**INSTRUCTION**
The lines from the top of the material below through the line containing "capsize=1.5, capthick=1.1, zorder=3)" are to be printed exactly, with pictures omitted.

**EXERCISE DATA**
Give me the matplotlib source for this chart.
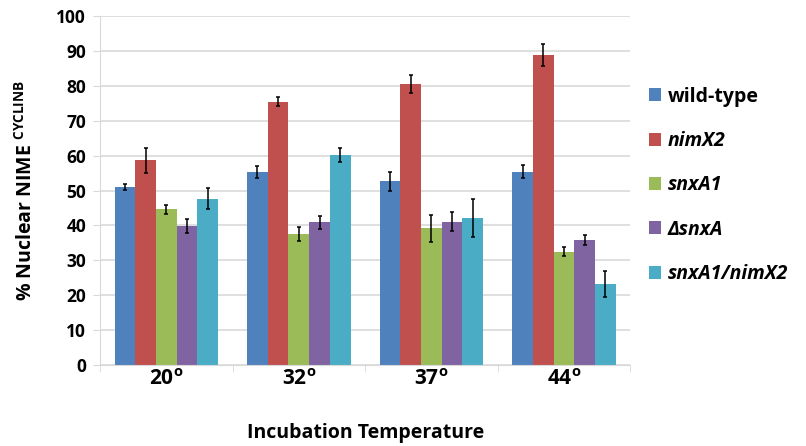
import matplotlib
matplotlib.use("Agg")
import matplotlib.pyplot as plt
import numpy as np

plt.rcParams['font.family'] = ['Open Sans', 'DejaVu Sans']
plt.rcParams['mathtext.fontset'] = 'custom'
plt.rcParams['mathtext.bf'] = 'Open Sans:bold'
plt.rcParams['mathtext.rm'] = 'Open Sans:bold'

categories = ["20", "32", "37", "44"]
series = ["wild-type", "nimX2", "snxA1", "ΔsnxA", "snxA1/nimX2"]
wild_type = [51.0, 55.2, 52.6, 55.4]
nimX2 = [58.7, 75.5, 80.5, 88.8]
snxA1 = [44.6, 37.5, 39.2, 32.5]
d_snxA = [39.8, 40.9, 41.1, 35.8]
snxA1_nimX2 = [47.6, 60.2, 42.1, 23.2]
wild_type_err = [0.9, 1.7, 2.6, 1.8]
nimX2_err = [3.6, 1.4, 2.7, 3.1]
snxA1_err = [1.2, 2.0, 3.9, 1.2]
d_snxA_err = [1.9, 1.8, 2.7, 1.4]
snxA1_nimX2_err = [3.0, 2.1, 5.4, 3.7]

values = [wild_type, nimX2, snxA1, d_snxA, snxA1_nimX2]
errors = [wild_type_err, nimX2_err, snxA1_err, d_snxA_err, snxA1_nimX2_err]
colors = ["#4F81BD", "#C0504D", "#9BBB59", "#8064A2", "#4BACC6"]

fig = plt.figure(figsize=(8.06, 4.46), dpi=100)
ax = fig.add_axes([0.124, 0.1816, 0.658, 0.7825])

x = np.arange(len(categories))
w = 0.156
for i, (vals, errs, c, name) in enumerate(zip(values, errors, colors, series)):
    pos = x + (i - 2) * w
    ax.bar(pos, vals, w, color=c, label=name, zorder=2)
    ax.errorbar(pos, vals, yerr=errs, fmt='none', ecolor='black', elinewidth=1.1,
                capsize=1.5, capthick=1.1, zorder=3)

ax.set_xlim(-0.5, 3.5)
ax.set_ylim(0, 100)
ax.set_yticks(np.arange(0, 101, 10))
ax.yaxis.grid(True, color="#D9D9D9", linewidth=1.2, zorder=0)
ax.set_axisbelow(True)
for s in ['top', 'right']:
    ax.spines[s].set_visible(False)
ax.spines['left'].set_color('#D9D9D9')
ax.spines['bottom'].set_color('#D9D9D9')
ax.tick_params(axis='y', length=5, color='#D9D9D9', labelsize=12.5, pad=5)
ax.set_yticklabels([str(v) for v in range(0, 101, 10)], fontweight='bold')

ax.set_xticks(x)
ax.set_xticklabels([c + r"$^{\mathbf{o}}$" for c in categories], fontweight='bold', fontsize=15)
ax.tick_params(axis='x', length=0, pad=3)
ax.set_xticks(np.arange(-0.5, 4.0, 1.0), minor=True)
ax.tick_params(axis='x', which='minor', length=5, color='#D9D9D9')

ax.set_ylabel(r"% Nuclear NIME $^{\mathbf{CYCLINB}}$", fontsize=14, fontweight='bold', labelpad=14)
fig.text(0.4535, 0.03, "Incubation Temperature", ha='center', va='center', fontsize=14, fontweight='bold')

leg = fig.legend(loc='upper left', bbox_to_anchor=(0.795, 0.823), frameon=False,
                 handlelength=0.65, handleheight=0.65, handletextpad=0.35,
                 labelspacing=1.25, borderaxespad=0, prop={'weight': 'bold', 'size': 14})
for t in leg.get_texts()[1:]:
    t.set_fontstyle('italic')

fig.savefig("out.png", dpi=100)
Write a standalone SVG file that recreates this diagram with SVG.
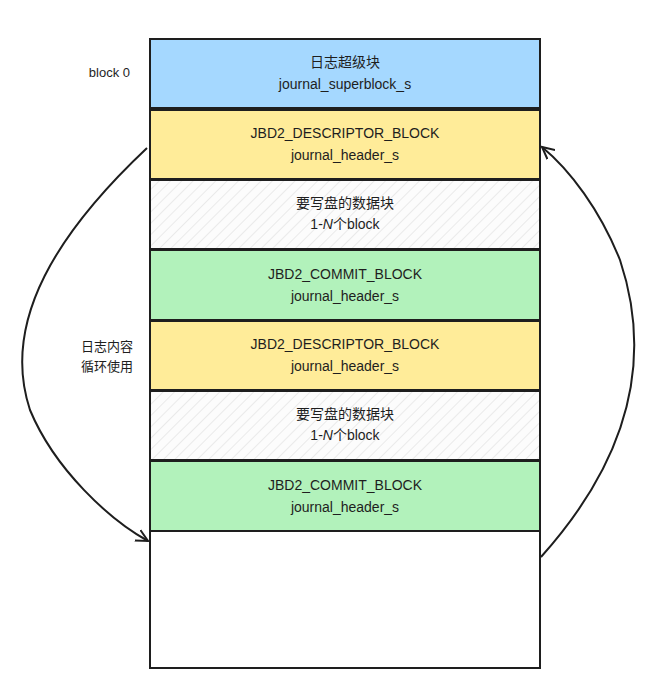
<svg xmlns="http://www.w3.org/2000/svg" width="653" height="695" viewBox="0 0 653 695">
<defs>
<pattern id="hatch" width="8" height="8" patternUnits="userSpaceOnUse" patternTransform="rotate(45)">
<rect width="8" height="8" fill="#fcfcfc"/>
<line x1="0" y1="0" x2="0" y2="8" stroke="#d8d8d8" stroke-width="1"/>
</pattern>
<marker id="arr" markerWidth="14" markerHeight="14" refX="12" refY="7" orient="auto" markerUnits="userSpaceOnUse">
<path d="M0,1 L12,7 L0,13" fill="none" stroke="#1e1e1e" stroke-width="2"/>
</marker>
<style>
.b{stroke:#1e1e1e;stroke-width:2}
.t{font-family:"Comic Sans MS","Liberation Sans","Noto Sans CJK SC",sans-serif;font-size:14px;fill:#1e1e1e;text-anchor:middle}
.l{font-family:"Liberation Sans","Noto Sans CJK SC",sans-serif;font-size:13px;fill:#1e1e1e;text-anchor:end}
</style>
</defs>
<rect width="653" height="695" fill="#fff"/>
<g id="n0"><rect class="b" x="150" y="39" width="390" height="69" fill="#a5d8ff"/><text class="t" x="345" y="67">日志超级块</text><text class="t" x="345" y="89">journal_superblock_s</text></g>
<g id="n1"><rect class="b" x="150" y="110" width="390" height="69" fill="#ffec99"/><text class="t" x="345" y="138">JBD2_DESCRIPTOR_BLOCK</text><text class="t" x="345" y="160">journal_header_s</text></g>
<g id="n2"><rect class="b" x="150" y="180" width="390" height="69" fill="url(#hatch)"/><text class="t" x="345" y="208">要写盘的数据块</text><text class="t" x="345" y="229">1-<tspan font-style="italic">N</tspan>个block</text></g>
<g id="n3"><rect class="b" x="150" y="250" width="390" height="70" fill="#b2f2bb"/><text class="t" x="345" y="279">JBD2_COMMIT_BLOCK</text><text class="t" x="345" y="301">journal_header_s</text></g>
<g id="n4"><rect class="b" x="150" y="321" width="390" height="69" fill="#ffec99"/><text class="t" x="345" y="349">JBD2_DESCRIPTOR_BLOCK</text><text class="t" x="345" y="371">journal_header_s</text></g>
<g id="n5"><rect class="b" x="150" y="391" width="390" height="69" fill="url(#hatch)"/><text class="t" x="345" y="419">要写盘的数据块</text><text class="t" x="345" y="440">1-<tspan font-style="italic">N</tspan>个block</text></g>
<g id="n6"><rect class="b" x="150" y="461" width="390" height="70" fill="#b2f2bb"/><text class="t" x="345" y="490">JBD2_COMMIT_BLOCK</text><text class="t" x="345" y="512">journal_header_s</text></g>
<g id="n7"><rect class="b" x="150" y="531" width="390" height="137" fill="#fff"/></g>
<text class="l" x="130" y="77">block 0</text>
<text class="l" x="133" y="351">日志内容</text>
<text class="l" x="133" y="371">循环使用</text>
<g id="connectors" fill="none" stroke="#1e1e1e" stroke-width="2">
<path d="M147,148 C60,230 0,320 30,410 C55,470 110,520 148,541" marker-end="url(#arr)"/>
<path d="M541,557 C610,480 660,380 620,260 C600,210 570,170 542,147" marker-end="url(#arr)"/>
</g>
</svg>
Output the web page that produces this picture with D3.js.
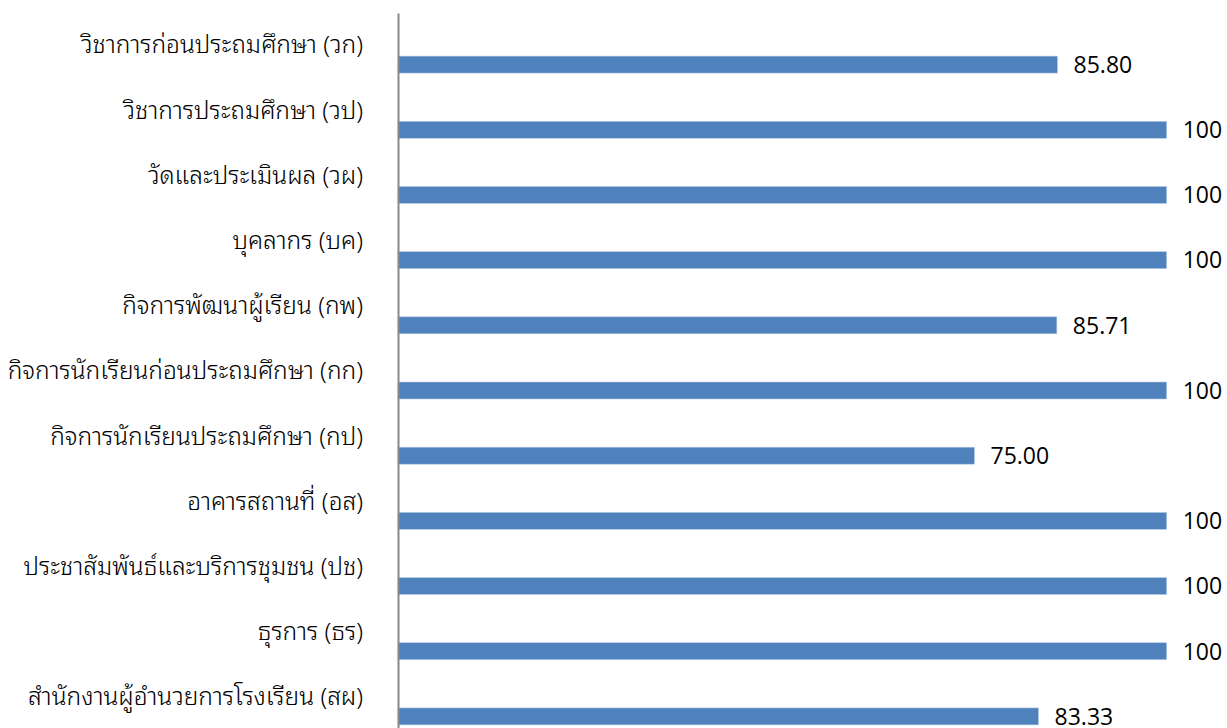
<!DOCTYPE html>
<html>
<head>
<meta charset="utf-8">
<script src="https://cdn.jsdelivr.net/npm/d3@7"></script>
<style>
  html, body { margin: 0; padding: 0; background: #ffffff; }
  svg { display: block; }
</style>
</head>
<body>
<svg id="chart" width="1227" height="728"></svg>
<script>
const categories = [
  "วิชาการก่อนประถมศึกษา (วก)",
  "วิชาการประถมศึกษา (วป)",
  "วัดและประเมินผล (วผ)",
  "บุคลากร (บค)",
  "กิจการพัฒนาผู้เรียน (กพ)",
  "กิจการนักเรียนก่อนประถมศึกษา (กก)",
  "กิจการนักเรียนประถมศึกษา (กป)",
  "อาคารสถานที่ (อส)",
  "ประชาสัมพันธ์และบริการชุมชน (ปช)",
  "ธุรการ (ธร)",
  "สำนักงานผู้อำนวยการโรงเรียน (สผ)"
];
const values = [85.80, 100, 100, 100, 85.71, 100, 75.00, 100, 100, 100, 83.33];
const valueLabels = ["85.80", "100", "100", "100", "85.71", "100", "75.00", "100", "100", "100", "83.33"];

const svg = d3.select("#chart");
const x = d3.scaleLinear().domain([0, 100]).range([398, 1166.7]);
const y = d3.scaleBand().domain(categories).range([13, 730]).paddingInner(0).paddingOuter(0);

const barOffset = 10.5, barH = 17;

svg.append("g").selectAll("rect")
  .data(categories)
  .join("rect")
  .attr("x", x(0))
  .attr("y", d => y(d) + y.bandwidth() / 2 + barOffset)
  .attr("width", (d, i) => x(values[i]) - x(0))
  .attr("height", barH)
  .attr("fill", "#4F81BD")
  .attr("stroke", "#B9CDE5")
  .attr("stroke-width", 0.6);

// axis line (category axis) without ticks
const yAxis = d3.axisLeft(y).tickSize(0).tickPadding(35);
const ga = svg.append("g").attr("transform", `translate(${x(0)},0)`).call(yAxis);
ga.select(".domain").attr("stroke", "#898989").attr("stroke-width", 2);
ga.selectAll("text")
  .attr("font-family", "'Noto Sans Thai Looped', 'Noto Serif Thai', 'Noto Sans Thai', sans-serif")
  .attr("font-size", 24.5)
  .attr("font-weight", 300)
  .attr("fill", "#000000");

svg.append("g").selectAll("text")
  .data(categories)
  .join("text")
  .attr("x", (d, i) => x(values[i]) + 16)
  .attr("y", d => y(d) + y.bandwidth() / 2 + barOffset + barH / 2)
  .attr("dy", "0.36em")
  .attr("font-family", "'Open Sans', Calibri, sans-serif")
  .attr("font-size", 23)
  .attr("fill", "#000000")
  .text((d, i) => valueLabels[i]);
</script>
</body>
</html>
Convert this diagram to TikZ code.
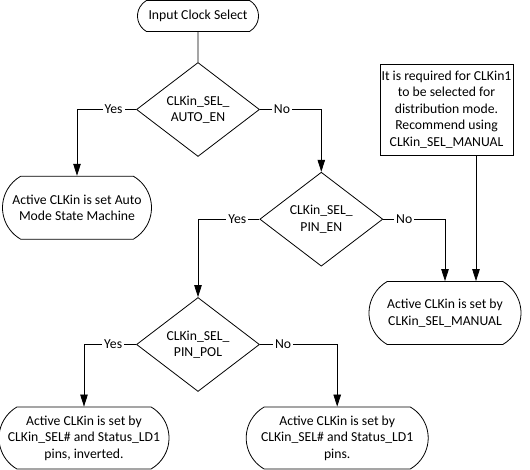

**CORRECT ANSWER**
Give me the matplotlib source for this chart.
import matplotlib
matplotlib.use("Agg")
import matplotlib.pyplot as plt
import numpy as np

plt.rcParams['font.family'] = ['Open Sans', 'DejaVu Sans']
plt.rcParams['mathtext.fontset'] = 'custom'
plt.rcParams['mathtext.bf'] = 'Open Sans:bold'
plt.rcParams['mathtext.rm'] = 'Open Sans:bold'

categories = ["20", "32", "37", "44"]
series = ["wild-type", "nimX2", "snxA1", "ΔsnxA", "snxA1/nimX2"]
wild_type = [51.0, 55.2, 52.6, 55.4]
nimX2 = [58.7, 75.5, 80.5, 88.8]
snxA1 = [44.6, 37.5, 39.2, 32.5]
d_snxA = [39.8, 40.9, 41.1, 35.8]
snxA1_nimX2 = [47.6, 60.2, 42.1, 23.2]
wild_type_err = [0.9, 1.7, 2.6, 1.8]
nimX2_err = [3.6, 1.4, 2.7, 3.1]
snxA1_err = [1.2, 2.0, 3.9, 1.2]
d_snxA_err = [1.9, 1.8, 2.7, 1.4]
snxA1_nimX2_err = [3.0, 2.1, 5.4, 3.7]

values = [wild_type, nimX2, snxA1, d_snxA, snxA1_nimX2]
errors = [wild_type_err, nimX2_err, snxA1_err, d_snxA_err, snxA1_nimX2_err]
colors = ["#4F81BD", "#C0504D", "#9BBB59", "#8064A2", "#4BACC6"]

fig = plt.figure(figsize=(8.06, 4.46), dpi=100)
ax = fig.add_axes([0.124, 0.1816, 0.658, 0.7825])

x = np.arange(len(categories))
w = 0.156
for i, (vals, errs, c, name) in enumerate(zip(values, errors, colors, series)):
    pos = x + (i - 2) * w
    ax.bar(pos, vals, w, color=c, label=name, zorder=2)
    ax.errorbar(pos, vals, yerr=errs, fmt='none', ecolor='black', elinewidth=1.1,
                capsize=1.5, capthick=1.1, zorder=3)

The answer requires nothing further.